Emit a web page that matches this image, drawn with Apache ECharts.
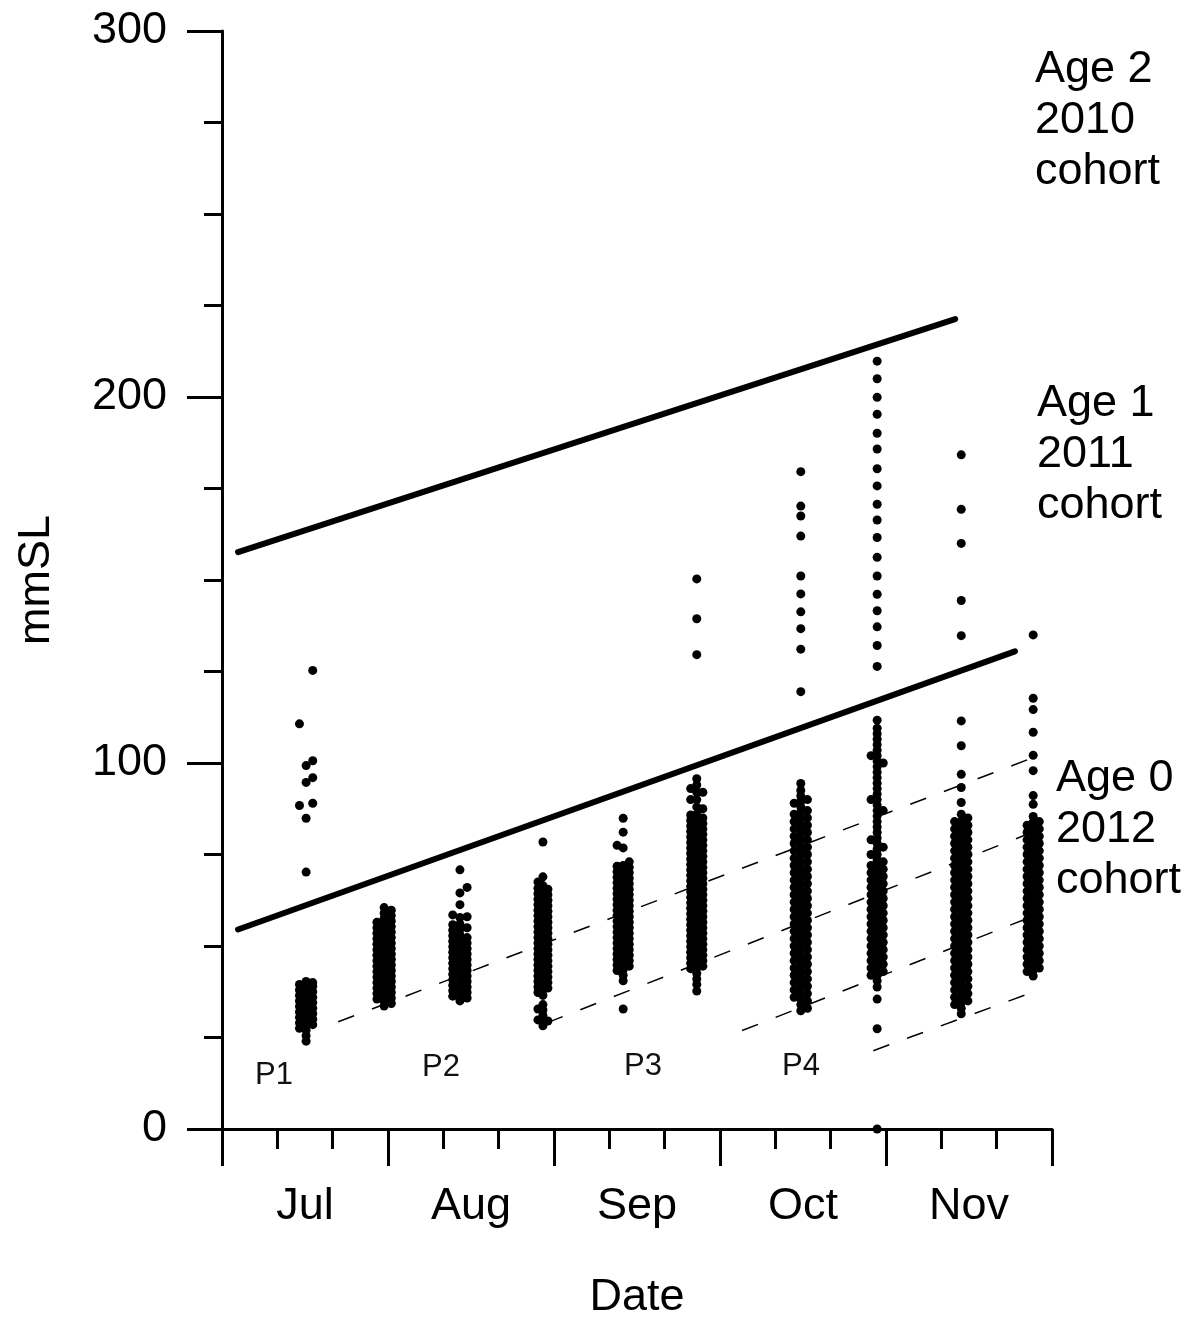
<!DOCTYPE html>
<html>
<head>
<meta charset="utf-8">
<script src="https://cdn.jsdelivr.net/npm/echarts@6/dist/echarts.min.js"></script>
<style>
html,body{margin:0;padding:0;background:#fff;}
#chart{width:1191px;height:1325px;}
</style>
</head>
<body>
<div id="chart"></div>
<script>
// ---------------- data ----------------
const months = ['Jul', 'Aug', 'Sep', 'Oct', 'Nov'];
const yTicks = [0, 100, 200, 300];

// sampling days (days since 1 Jul, 30-day months), three sub-positions per sample
const sampleLeft  = [14.0, 28.0, 41.7, 57.1, 71.4, 84.7, 103.4, 117.3, 132.4, 145.5];
const sampleMid   = [15.2, 29.3, 43.0, 58.0, 72.5, 85.8, 104.6, 118.4, 133.6, 146.6];
const sampleRight = [16.4, 30.6, 44.3, 58.9, 73.6, 86.9, 105.8, 119.5, 134.8, 147.7];

// standard lengths (mm SL)
const lenLeft = [
  [27.5, 29, 30.5, 32, 33.5, 35, 36.5, 38, 39.5, 88.4, 110.7],
  [35.5, 37, 38.5, 40, 41.5, 43, 44.5, 46, 47.5, 49, 50.5, 52, 53.5, 55, 56.5],
  [36.3, 37.8, 39.3, 40.8, 42.3, 43.8, 45.3, 46.8, 48.3, 49.8, 51.3, 52.8, 54.3, 55.8, 58.5],
  [29.8, 32.8, 37.3, 38.8, 40.3, 41.8, 43.3, 44.8, 46.3, 47.8, 49.3, 50.8, 52.3, 53.8, 55.3, 56.8, 58.3, 59.8, 61.3, 62.8, 64.3, 65.8, 67.5],
  [43.3, 44.8, 46.3, 47.8, 49.3, 50.8, 52.3, 53.8, 55.3, 56.8, 58.3, 59.8, 61.3, 62.8, 64.3, 65.8, 67.3, 68.8, 70.3, 71.8, 77.5],
  [43.8, 45.3, 46.8, 48.3, 49.8, 51.3, 52.8, 54.3, 55.8, 57.3, 58.8, 60.3, 61.8, 63.3, 64.8, 66.3, 67.8, 69.3, 70.8, 72.3, 73.8, 75.3, 76.8, 78.3, 79.8, 81.3, 82.8, 84.3, 85.8, 90, 93],
  [36, 38, 40, 42, 44, 46, 48, 50, 52, 54, 56, 58, 60, 62, 64, 66, 68, 70, 72, 74, 76, 78, 80, 82, 84, 86, 89],
  [42, 44, 46, 48, 50, 52, 54, 56, 58, 60, 62, 64, 66, 68, 70, 72, 75, 79, 90, 102],
  [34, 36, 38, 40, 42, 44, 46, 48, 50, 52, 54, 56, 58, 60, 62, 64, 66, 68, 70, 72, 74, 76, 78, 80, 82, 84],
  [43, 45, 47, 49, 51, 53, 55, 57, 59, 61, 63, 65, 67, 69, 71, 73, 75, 77, 79, 81, 83]
];
const lenMid = [
  [24, 25.5, 27, 28.5, 30, 31.5, 33, 34.5, 36, 37.5, 39, 40.3, 70.2, 84.9, 94.7, 99.3],
  [33.6, 35, 36.5, 38, 39.5, 41, 42.5, 44, 45.5, 47, 48.5, 50, 51.5, 53, 54.5, 56, 57.5, 59, 60.5],
  [35, 36.5, 38, 39.5, 41, 42.5, 44, 45.5, 47, 48.5, 50, 51.5, 53, 54.5, 56, 57.8, 61.3, 64.5, 70.8],
  [28.2, 29.5, 31, 32.5, 34, 36.5, 38, 39.5, 41, 42.5, 44, 45.5, 47, 48.5, 50, 51.5, 53, 54.5, 56, 57.5, 59, 60.5, 62, 63.5, 65, 66.5, 68.9, 78.4],
  [32.8, 40.5, 42, 43.5, 45, 46.5, 48, 49.5, 51, 52.5, 54, 55.5, 57, 58.5, 60, 61.5, 63, 64.5, 66, 67.5, 69, 70.5, 72, 76.8, 81.1, 84.9],
  [37.7, 39.5, 41, 42.5, 44, 45.5, 47, 48.5, 50, 51.5, 53, 54.5, 56, 57.5, 59, 60.5, 62, 63.5, 65, 66.5, 68, 69.5, 71, 72.5, 74, 75.5, 77, 78.5, 80, 81.5, 83, 84.5, 86, 88, 90, 92, 94, 95.7, 129.6, 139.4, 150.3],
  [32.3, 34, 35.5, 37, 38.5, 40, 41.5, 43, 44.5, 46, 47.5, 49, 50.5, 52, 53.5, 55, 56.5, 58, 59.5, 61, 62.5, 64, 65.5, 67, 68.5, 70, 71.5, 73, 74.5, 76, 77.5, 79, 80.5, 82, 83.5, 85, 86.5, 88, 89.5, 91, 92.5, 94.4, 119.5, 131.1, 136.7, 141.3, 146.2, 151.1, 162.0, 167.5, 170.2, 179.6],
  [0, 27.4, 35.5, 38.8, 40.5, 42, 43.5, 45, 46.5, 48, 49.5, 51, 52.5, 54, 55.5, 57, 58.5, 60, 61.5, 63, 64.5, 66, 67.5, 69, 70.5, 72, 73.5, 75, 76.5, 78, 79.5, 81, 82.5, 84, 85.5, 87, 88.5, 90, 91.5, 93, 94.5, 96, 97.5, 99, 100.5, 102, 103.5, 105, 106.5, 108, 109.5, 111.7, 126.4, 132.1, 137.2, 141.6, 146.1, 151.1, 156.2, 161.6, 166.4, 170.7, 175.7, 180.4, 185.8, 190.1, 195.3, 199.9, 205.0, 209.8],
  [31.5, 33, 34.5, 36, 37.5, 39, 40.5, 42, 43.5, 45, 46.5, 48, 49.5, 51, 52.5, 54, 55.5, 57, 58.5, 60, 61.5, 63, 64.5, 66, 67.5, 69, 70.5, 72, 73.5, 75, 76.5, 78, 79.5, 81, 82.5, 84, 86, 89.2, 93.3, 96.9, 104.7, 111.5, 134.8, 144.4, 160.0, 169.3, 184.2],
  [41.8, 43.3, 44.8, 46.3, 47.8, 49.3, 50.8, 52.3, 53.8, 55.3, 56.8, 58.3, 59.8, 61.3, 62.8, 64.3, 65.8, 67.3, 68.8, 70.3, 71.8, 73.3, 74.8, 76.3, 77.8, 79.3, 80.8, 82.3, 83.8, 85.4, 88.7, 91.1, 97.9, 102.1, 108.4, 114.6, 117.7, 135.0]
];
const lenRight = [
  [28.5, 30, 31.5, 33, 34.5, 36, 37.5, 39, 40, 89.0, 96.0, 100.6, 125.3],
  [34.3, 35.8, 37.3, 38.8, 40.3, 41.8, 43.3, 44.8, 46.3, 47.8, 49.3, 50.8, 52.3, 53.8, 55.3, 56.8, 58.3, 59.8],
  [35.8, 37.3, 38.8, 40.3, 41.8, 43.3, 44.8, 46.3, 47.8, 49.3, 50.8, 52.3, 55, 58, 66],
  [29.5, 38.5, 40, 41.5, 43, 44.5, 46, 47.5, 49, 50.5, 52, 53.5, 55, 56.5, 58, 59.5, 61, 62.5, 64, 65.5],
  [44.5, 46, 47.5, 49, 50.5, 52, 53.5, 55, 56.5, 58, 59.5, 61, 62.5, 64, 65.5, 67, 68.5, 70, 71.5, 73],
  [44.5, 46, 47.5, 49, 50.5, 52, 53.5, 55, 56.5, 58, 59.5, 61, 62.5, 64, 65.5, 67, 68.5, 70, 71.5, 73, 74.5, 76, 77.5, 79, 80.5, 82, 83.5, 85, 87.5, 92],
  [33, 35, 37, 39, 41, 43, 45, 47, 49, 51, 53, 55, 57, 59, 61, 63, 65, 67, 69, 71, 73, 75, 77, 79, 81, 83, 85, 87, 90],
  [43, 45, 47, 49, 51, 53, 55, 57, 59, 61, 63, 65, 67, 69, 71, 73, 77, 87, 100],
  [35, 37, 39, 41, 43, 45, 47, 49, 51, 53, 55, 57, 59, 61, 63, 65, 67, 69, 71, 73, 75, 77, 79, 81, 83, 85],
  [44, 46, 48, 50, 52, 54, 56, 58, 60, 62, 64, 66, 68, 70, 72, 74, 76, 78, 80, 82, 84]
];

// cohort growth lines [day, mmSL]
const age2Line = [[2.9, 157.6], [132.5, 221.3]];
const age1Line = [[2.9, 54.5], [143.3, 130.5]];
// pulse growth trajectories (dashed)
const pulse1Line = [[21.0, 29.3], [147.5, 102.0]];
const pulse2Line = [[58.7, 29.0], [148.0, 82.0]];
const pulse3Line = [[94.0, 26.9], [148.0, 59.0]];
const pulse4Line = [[117.7, 21.4], [148.0, 38.2]];

// ---------------- build ----------------
const points = [];
[[sampleLeft, lenLeft], [sampleMid, lenMid], [sampleRight, lenRight]].forEach(function (pair) {
  const days = pair[0], lens = pair[1];
  lens.forEach(function (arr, i) {
    arr.forEach(function (v) { points.push([days[i], v]); });
  });
});

const FONT = '"Liberation Sans", Arial, Helvetica, sans-serif';
const BLACK = '#000';

function dashed(data) {
  return {
    type: 'line', data: data, xAxisIndex: 0, yAxisIndex: 0,
    showSymbol: false, symbol: 'none', silent: true, z: 1,
    lineStyle: { color: BLACK, width: 1.5, type: [17, 19] }
  };
}
function solid(data) {
  return {
    type: 'line', data: data, xAxisIndex: 0, yAxisIndex: 0,
    showSymbol: false, symbol: 'none', silent: true, z: 4,
    lineStyle: { color: BLACK, width: 6, cap: 'round' }
  };
}

const chart = echarts.init(document.getElementById('chart'), null, { renderer: 'canvas' });

const ageStyle = { fontSize: 45, lineHeight: 51, fontFamily: FONT, fill: BLACK, verticalAlign: 'top' };
const pStyle = { fontSize: 31, fontFamily: FONT, fill: '#111', align: 'center', verticalAlign: 'middle' };

const option = {
  animation: false,
  backgroundColor: '#fff',
  textStyle: { fontFamily: FONT, color: BLACK },
  grid: { left: 222, top: 31, width: 830, height: 1105, containLabel: false },
  xAxis: [
    {
      type: 'value', min: 0, max: 150, interval: 30, position: 'bottom',
      axisLine: { show: true, onZero: false, lineStyle: { color: BLACK, width: 3 } },
      axisTick: { show: true, length: 37, lineStyle: { color: BLACK, width: 3 } },
      minorTick: { show: true, splitNumber: 3, length: 20, lineStyle: { color: BLACK, width: 3 } },
      axisLabel: { show: false },
      splitLine: { show: false }, minorSplitLine: { show: false }
    },
    {
      type: 'category', data: months, position: 'bottom', boundaryGap: true,
      axisLine: { show: false }, axisTick: { show: false }, splitLine: { show: false },
      axisLabel: { show: true, margin: 55, fontSize: 45, color: BLACK, fontFamily: FONT },
      name: 'Date', nameLocation: 'middle', nameGap: 146,
      nameTextStyle: { fontSize: 45, color: BLACK, fontFamily: FONT }
    }
  ],
  yAxis: {
    type: 'value', min: yTicks[0], max: yTicks[yTicks.length - 1], interval: 100,
    axisLine: { show: true, onZero: false, lineStyle: { color: BLACK, width: 3 } },
    axisTick: { show: true, length: 35, lineStyle: { color: BLACK, width: 3 } },
    minorTick: { show: true, splitNumber: 4, length: 18, lineStyle: { color: BLACK, width: 3 } },
    axisLabel: { margin: 55, fontSize: 45, color: BLACK, fontFamily: FONT },
    splitLine: { show: false }, minorSplitLine: { show: false },
    name: 'mmSL', nameLocation: 'middle', nameGap: 163,
    nameTextStyle: { fontSize: 45, color: BLACK, fontFamily: FONT }
  },
  series: [
    dashed(pulse1Line), dashed(pulse2Line), dashed(pulse3Line), dashed(pulse4Line),
    {
      type: 'scatter', data: points, xAxisIndex: 0, yAxisIndex: 0,
      symbol: 'circle', symbolSize: 9, silent: true, z: 3,
      itemStyle: { color: BLACK, opacity: 1 }
    },
    solid(age2Line), solid(age1Line)
  ],
  graphic: [
    { type: 'text', x: 1035, y: 44, style: Object.assign({ text: 'Age 2\n2010\ncohort' }, ageStyle) },
    { type: 'text', x: 1037, y: 378, style: Object.assign({ text: 'Age 1\n2011\ncohort' }, ageStyle) },
    { type: 'text', x: 1056, y: 753, style: Object.assign({ text: 'Age 0\n2012\ncohort' }, ageStyle) },
    { type: 'text', x: 274, y: 1075, style: Object.assign({ text: 'P1' }, pStyle) },
    { type: 'text', x: 441, y: 1067, style: Object.assign({ text: 'P2' }, pStyle) },
    { type: 'text', x: 643, y: 1066, style: Object.assign({ text: 'P3' }, pStyle) },
    { type: 'text', x: 801, y: 1066, style: Object.assign({ text: 'P4' }, pStyle) }
  ]
};
chart.setOption(option);
</script>
</body>
</html>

Your instructions |
Repeat, word for word and with no pictures, only the lines running from the beginning of the data to the line that contains "119.5, 134.8, 147.7];".

Answer to this exercise |
Emit a web page that matches this image, drawn with Apache ECharts.
<!DOCTYPE html>
<html>
<head>
<meta charset="utf-8">
<script src="https://cdn.jsdelivr.net/npm/echarts@6/dist/echarts.min.js"></script>
<style>
html,body{margin:0;padding:0;background:#fff;}
#chart{width:1191px;height:1325px;}
</style>
</head>
<body>
<div id="chart"></div>
<script>
// ---------------- data ----------------
const months = ['Jul', 'Aug', 'Sep', 'Oct', 'Nov'];
const yTicks = [0, 100, 200, 300];

// sampling days (days since 1 Jul, 30-day months), three sub-positions per sample
const sampleLeft  = [14.0, 28.0, 41.7, 57.1, 71.4, 84.7, 103.4, 117.3, 132.4, 145.5];
const sampleMid   = [15.2, 29.3, 43.0, 58.0, 72.5, 85.8, 104.6, 118.4, 133.6, 146.6];
const sampleRight = [16.4, 30.6, 44.3, 58.9, 73.6, 86.9, 105.8, 119.5, 134.8, 147.7];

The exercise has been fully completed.